In a statement on Thursday, Regency said that it has agreed to buy out the minority shareholders' 20% stake, in “the first of many shaping moves as our new executive team look to accelerate first revenue from our core projects”.
In exchange for selling their stake in AES to Regency, the minority shareholders will be issued close to 2.5mln new ordinary shares in the company, once the planned 1-for-100 share consolidation takes place on 24 December.
The AIM-listed company is attempting to refocus the business around battery metals, including its flagship Mambare nickel-cobalt project and its UK energy storage business, putting its coal and US gas assets up for sale.
“Regency is positioning itself as a first mover in the UK energy storage space, complementing its existing interests in battery metals,” said the company, calling storage a “critical component of the energy transition as power networks and energy markets evolve to accommodate changing demand and supply profiles, decarbonisation and the emergence of EVs”.

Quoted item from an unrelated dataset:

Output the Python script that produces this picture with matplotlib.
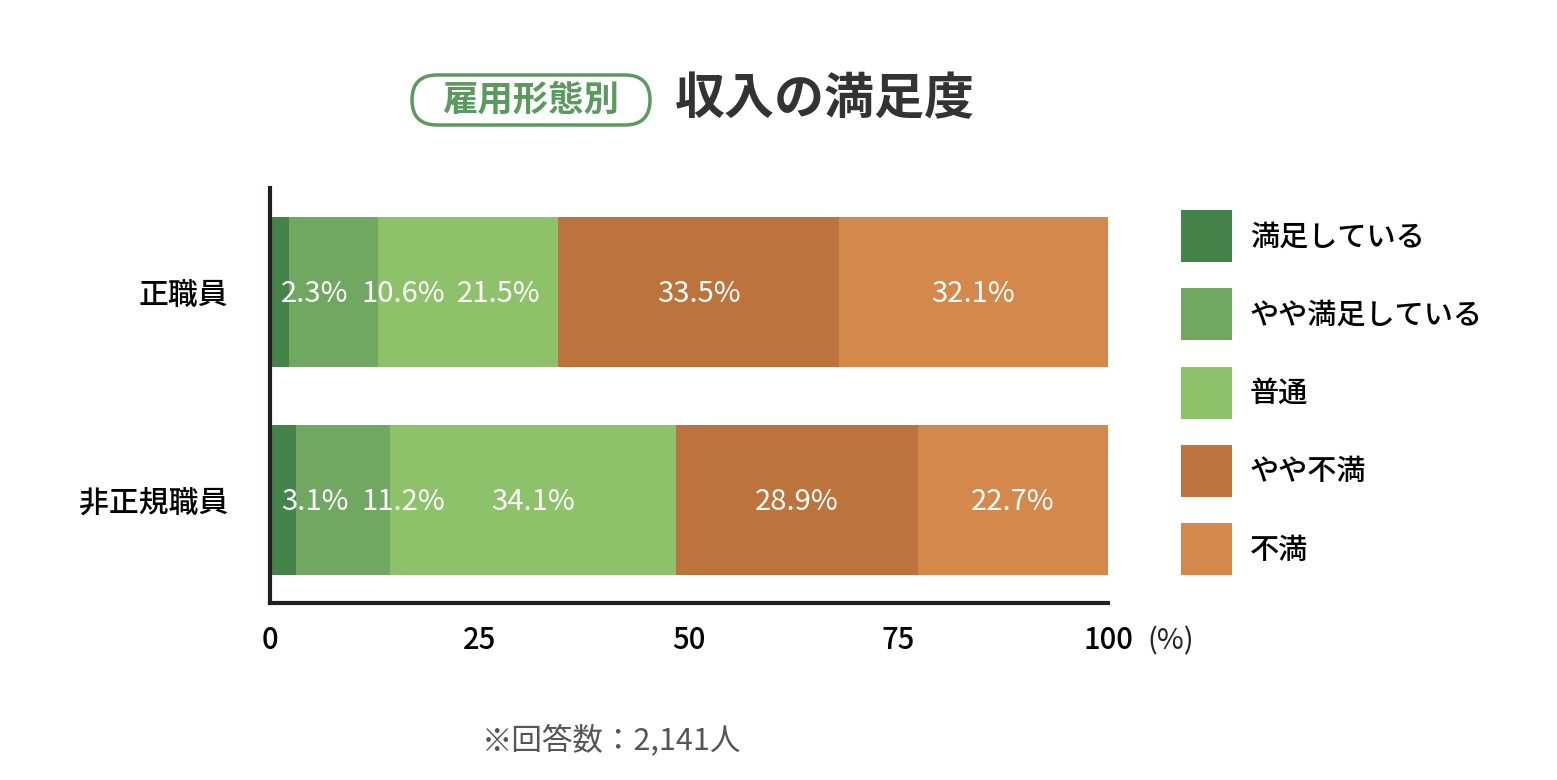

A series of UK based energy storage projects have already been identified, the first of which involves installing a "peaker plant" at a development site near Liverpool, the Southport Energy Centre, which runs at a higher price, only when there is high demand for power.
Regency reckons that it could generate first revenue within a “short timeframe” once initial work is finished to install 9MW of gas-powered electricity generation, matched with batteries capable of storing 2MW of electricity.